# New racing complex in Columbia S.C.(input)



## bullet (Sep 26, 2001)

Track would have paved oval,offroad,dirt oval and onroad.
This is all in the very early stage.Looking for some input from racers and find out if there are any racers in the area.
Let me know what you think.

Thanks,Jud


----------



## cunroe (Nov 7, 2003)

that would be awsome!! what area are you looking at? Irmo chapin side of town would be awsome. The closet track is Sante or something like that other than that track all others are a good hike. Athens, Augusta, Sumter. We had a track for a few months over in Ballentine but for some reason it disappeared litterally. I went by one day to drive the track and it was graded flat and no drivers stand. They didn't advertise that I know of that they were evne there thats probally what hurt them or maybe it were the houses that were less than a 100 yards away.

Chris


----------



## bullet (Sep 26, 2001)

Chris
Track would be located in gaston county at the old Columbia speedway site.The paved oval would be 400 to 425 run line.

Jud


----------



## cunroe (Nov 7, 2003)

I've never been to the old speedway but thats ok Another track near columbia would be really cool.
Good luck and I hope it works out. Keep us posted on progress.

Chris


----------



## PITBULL (Sep 25, 2001)

Im packed and ready to go .lol We are from Walterboro.I was at the tc track every weekend when it was in Columbia a few years ago.I am ready for some offroad and onraod definitly.I cant afford those paved oval tires anymore but, i will wearout what i have left..A track located in the Cayce area would be good for me.. :wave:


----------



## TazChris (Jul 16, 2003)

A track in this area would be great, Gaston may not be the most ideal place for it, but as someone said, it isn't that far. 

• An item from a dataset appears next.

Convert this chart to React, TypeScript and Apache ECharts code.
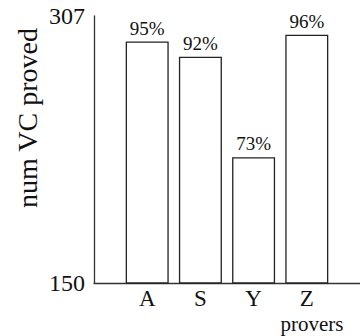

Also, does anyone know of a good hobby store around here? 

Thanks,

Chris


----------



## cunroe (Nov 7, 2003)

Chris,
There is a hobby store in Lexington. That is the only one I know of in the Cola area that sells r/c stuff. There are several train stores around if you are intrested in that.
Link to SD raceway in south congree. Have not been to the track but I hear good things. I heard it a fast track.
http://www.sdraceway.com/

and Lexington hobby and motorsports. They are really nice and have a good selection. not the greatest hours but atleast we have a hobby shop again. I end up taking a long lunch from work to go by and pick up parts.
http://lexhobby.com/

Chris


----------



## DK47 (Jan 28, 2002)

That's just way too big! IMO,you need to keep it at 300ft +- 25 ft either way.You're just going to get into the battery thing again,4cell stock and legends,truck etc. would be boring. If you've got that much room,add some banking and make it wide,16-20ft.lanes.possibly a pit road for 1/4 scale racing.


----------



## rowdyrj (Jul 23, 2003)

That would be good when I come home since the only real track to race at is in Rock Hill. What ever happen to hobbytown over in Irmo?


----------



## cunroe (Nov 7, 2003)

rowdyrj said:


> What ever happen to hobbytown over in Irmo?


I stopped by there one day and they were gone. I never saw a clearance sale or anything just poof gone. From what i understand the owner lived in spartenburg and he was a big train guy and didn't care about r/c. he wouldn't let the guys running the store stock a bunch of parts because he wanted to concentrate on trains. well the guys running it were big r/c guys. Appearently there was a some conflict in intrest and they just couldn't take it anymore.

Chris


----------



## TazChris (Jul 16, 2003)

Yeah, the Hobbystop over in Irmo just closed one day out of the blue. I went drove by it on the way to the bookstore and poof, was empty, just like it was never there. The funny thing is the sign out front by the roadside is still there.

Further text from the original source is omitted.